— START SUPPLIED MATERIAL —
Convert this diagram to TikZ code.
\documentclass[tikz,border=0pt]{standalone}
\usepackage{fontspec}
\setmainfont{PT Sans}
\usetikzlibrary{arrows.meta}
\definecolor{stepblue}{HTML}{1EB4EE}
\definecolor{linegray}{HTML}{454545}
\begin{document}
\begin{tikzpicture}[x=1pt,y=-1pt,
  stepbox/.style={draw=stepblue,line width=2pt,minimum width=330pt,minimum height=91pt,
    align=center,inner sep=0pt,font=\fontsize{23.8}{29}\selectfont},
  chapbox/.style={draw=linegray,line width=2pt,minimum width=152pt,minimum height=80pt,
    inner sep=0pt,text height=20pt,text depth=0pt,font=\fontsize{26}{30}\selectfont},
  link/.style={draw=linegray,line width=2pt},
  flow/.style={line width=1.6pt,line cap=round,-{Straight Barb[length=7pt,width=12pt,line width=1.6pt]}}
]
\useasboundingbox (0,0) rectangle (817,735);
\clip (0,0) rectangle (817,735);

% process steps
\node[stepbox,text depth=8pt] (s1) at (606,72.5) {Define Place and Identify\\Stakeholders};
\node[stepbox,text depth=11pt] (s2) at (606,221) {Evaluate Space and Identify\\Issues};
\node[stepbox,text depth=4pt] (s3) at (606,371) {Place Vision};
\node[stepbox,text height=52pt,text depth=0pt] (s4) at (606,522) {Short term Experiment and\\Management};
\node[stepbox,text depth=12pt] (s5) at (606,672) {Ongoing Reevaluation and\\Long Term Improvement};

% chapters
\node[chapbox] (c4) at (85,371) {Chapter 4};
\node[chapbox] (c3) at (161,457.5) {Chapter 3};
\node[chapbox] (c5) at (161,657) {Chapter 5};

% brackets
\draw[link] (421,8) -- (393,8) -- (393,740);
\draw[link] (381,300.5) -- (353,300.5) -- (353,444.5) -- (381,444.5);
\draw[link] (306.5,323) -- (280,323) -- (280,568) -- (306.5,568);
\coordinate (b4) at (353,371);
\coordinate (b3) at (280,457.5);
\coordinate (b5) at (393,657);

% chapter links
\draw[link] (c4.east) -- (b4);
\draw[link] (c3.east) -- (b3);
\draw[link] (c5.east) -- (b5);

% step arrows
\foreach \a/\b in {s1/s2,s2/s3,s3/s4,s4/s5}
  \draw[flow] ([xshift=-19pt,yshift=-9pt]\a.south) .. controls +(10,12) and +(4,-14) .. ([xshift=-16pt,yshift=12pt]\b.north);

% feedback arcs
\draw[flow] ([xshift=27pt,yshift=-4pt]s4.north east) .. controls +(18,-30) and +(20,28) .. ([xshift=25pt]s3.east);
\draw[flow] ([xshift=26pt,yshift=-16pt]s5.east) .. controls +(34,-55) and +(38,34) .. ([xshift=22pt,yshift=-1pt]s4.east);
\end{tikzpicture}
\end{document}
— END SUPPLIED MATERIAL —
— START SUPPLIED MATERIAL —
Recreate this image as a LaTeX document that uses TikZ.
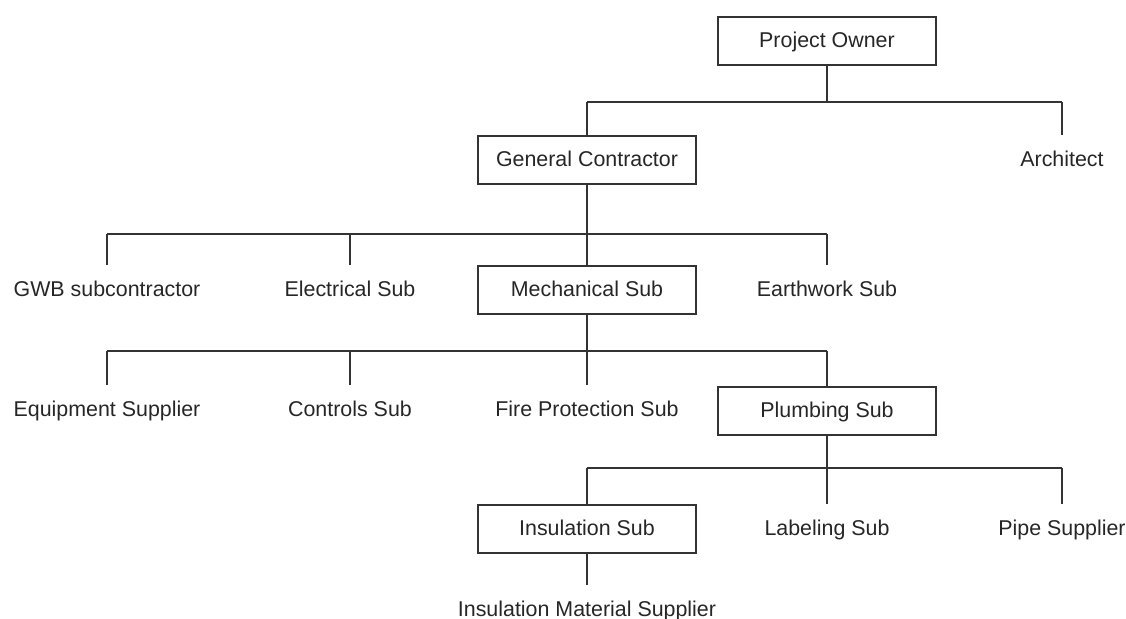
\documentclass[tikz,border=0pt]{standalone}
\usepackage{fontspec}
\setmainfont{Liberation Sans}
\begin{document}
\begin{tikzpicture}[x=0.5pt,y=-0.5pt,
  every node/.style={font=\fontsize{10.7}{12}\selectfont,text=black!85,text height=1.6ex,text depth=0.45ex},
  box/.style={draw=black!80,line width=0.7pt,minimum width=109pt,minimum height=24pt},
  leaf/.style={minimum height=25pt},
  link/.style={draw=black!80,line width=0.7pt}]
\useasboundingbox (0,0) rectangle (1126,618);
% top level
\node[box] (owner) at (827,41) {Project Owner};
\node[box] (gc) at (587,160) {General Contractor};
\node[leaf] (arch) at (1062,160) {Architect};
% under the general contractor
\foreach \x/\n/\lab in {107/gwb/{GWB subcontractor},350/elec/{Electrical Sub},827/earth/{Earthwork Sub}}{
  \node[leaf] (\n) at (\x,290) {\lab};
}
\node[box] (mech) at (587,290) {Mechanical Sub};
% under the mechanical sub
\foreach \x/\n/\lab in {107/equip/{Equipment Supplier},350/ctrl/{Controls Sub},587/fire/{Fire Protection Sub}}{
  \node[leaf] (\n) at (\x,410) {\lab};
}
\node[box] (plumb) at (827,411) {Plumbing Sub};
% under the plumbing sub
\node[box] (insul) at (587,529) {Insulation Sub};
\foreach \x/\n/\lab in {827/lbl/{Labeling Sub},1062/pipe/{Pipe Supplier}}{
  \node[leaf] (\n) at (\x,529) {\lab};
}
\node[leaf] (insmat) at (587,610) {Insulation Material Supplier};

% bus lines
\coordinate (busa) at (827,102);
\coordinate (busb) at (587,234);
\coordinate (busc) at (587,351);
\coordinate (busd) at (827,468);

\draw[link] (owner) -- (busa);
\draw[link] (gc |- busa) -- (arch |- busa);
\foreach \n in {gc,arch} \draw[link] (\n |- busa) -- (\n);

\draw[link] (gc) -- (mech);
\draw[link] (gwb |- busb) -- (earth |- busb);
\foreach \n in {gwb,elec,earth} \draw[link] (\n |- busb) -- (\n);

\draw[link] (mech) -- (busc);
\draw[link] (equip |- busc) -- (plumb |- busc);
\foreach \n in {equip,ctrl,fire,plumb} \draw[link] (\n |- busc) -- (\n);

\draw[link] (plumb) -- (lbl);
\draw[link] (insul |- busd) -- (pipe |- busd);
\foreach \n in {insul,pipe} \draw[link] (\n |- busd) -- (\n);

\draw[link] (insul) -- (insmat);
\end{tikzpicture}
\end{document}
— END SUPPLIED MATERIAL —
— START SUPPLIED MATERIAL —
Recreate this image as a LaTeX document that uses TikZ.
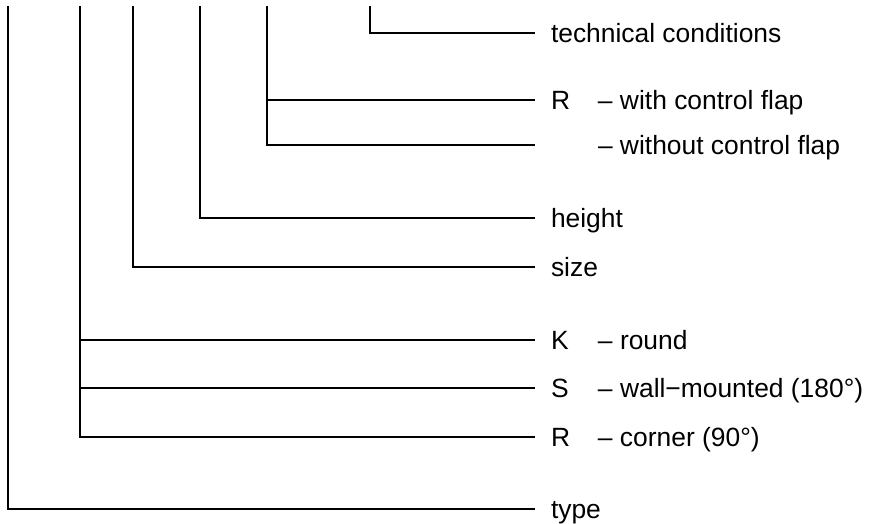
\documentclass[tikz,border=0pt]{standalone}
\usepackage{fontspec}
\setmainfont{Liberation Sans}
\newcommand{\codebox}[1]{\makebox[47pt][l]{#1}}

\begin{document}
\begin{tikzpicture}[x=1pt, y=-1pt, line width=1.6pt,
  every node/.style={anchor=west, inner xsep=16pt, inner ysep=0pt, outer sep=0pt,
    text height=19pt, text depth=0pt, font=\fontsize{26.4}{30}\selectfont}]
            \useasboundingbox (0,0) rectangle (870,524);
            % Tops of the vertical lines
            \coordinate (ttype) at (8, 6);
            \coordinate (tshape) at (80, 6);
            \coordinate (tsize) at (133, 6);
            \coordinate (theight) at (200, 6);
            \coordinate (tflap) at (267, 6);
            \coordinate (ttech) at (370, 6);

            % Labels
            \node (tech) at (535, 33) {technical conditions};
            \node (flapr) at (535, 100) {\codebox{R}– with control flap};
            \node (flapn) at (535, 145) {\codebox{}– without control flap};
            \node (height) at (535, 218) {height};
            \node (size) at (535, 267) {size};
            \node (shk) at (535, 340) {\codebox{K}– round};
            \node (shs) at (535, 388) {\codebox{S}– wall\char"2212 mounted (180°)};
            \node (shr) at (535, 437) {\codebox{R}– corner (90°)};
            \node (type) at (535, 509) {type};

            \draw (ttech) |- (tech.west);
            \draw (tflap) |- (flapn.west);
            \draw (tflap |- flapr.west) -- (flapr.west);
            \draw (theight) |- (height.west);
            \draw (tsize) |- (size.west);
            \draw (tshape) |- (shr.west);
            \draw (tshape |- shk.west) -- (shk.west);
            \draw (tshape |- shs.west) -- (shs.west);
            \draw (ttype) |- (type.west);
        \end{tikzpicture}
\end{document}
— END SUPPLIED MATERIAL —
## [WHAT NEEDS TO BE DONE]
Your task is to give again the lines from the one containing "Convert this diagram to TikZ code." to the one containing "(c5) at (161,657)", both lines included, exactly and without anything added.

## [TASK RESPONSE]
Convert this diagram to TikZ code.
\documentclass[tikz,border=0pt]{standalone}
\usepackage{fontspec}
\setmainfont{PT Sans}
\usetikzlibrary{arrows.meta}
\definecolor{stepblue}{HTML}{1EB4EE}
\definecolor{linegray}{HTML}{454545}
\begin{document}
\begin{tikzpicture}[x=1pt,y=-1pt,
  stepbox/.style={draw=stepblue,line width=2pt,minimum width=330pt,minimum height=91pt,
    align=center,inner sep=0pt,font=\fontsize{23.8}{29}\selectfont},
  chapbox/.style={draw=linegray,line width=2pt,minimum width=152pt,minimum height=80pt,
    inner sep=0pt,text height=20pt,text depth=0pt,font=\fontsize{26}{30}\selectfont},
  link/.style={draw=linegray,line width=2pt},
  flow/.style={line width=1.6pt,line cap=round,-{Straight Barb[length=7pt,width=12pt,line width=1.6pt]}}
]
\useasboundingbox (0,0) rectangle (817,735);
\clip (0,0) rectangle (817,735);

% process steps
\node[stepbox,text depth=8pt] (s1) at (606,72.5) {Define Place and Identify\\Stakeholders};
\node[stepbox,text depth=11pt] (s2) at (606,221) {Evaluate Space and Identify\\Issues};
\node[stepbox,text depth=4pt] (s3) at (606,371) {Place Vision};
\node[stepbox,text height=52pt,text depth=0pt] (s4) at (606,522) {Short term Experiment and\\Management};
\node[stepbox,text depth=12pt] (s5) at (606,672) {Ongoing Reevaluation and\\Long Term Improvement};

% chapters
\node[chapbox] (c4) at (85,371) {Chapter 4};
\node[chapbox] (c3) at (161,457.5) {Chapter 3};
\node[chapbox] (c5) at (161,657) {Chapter 5};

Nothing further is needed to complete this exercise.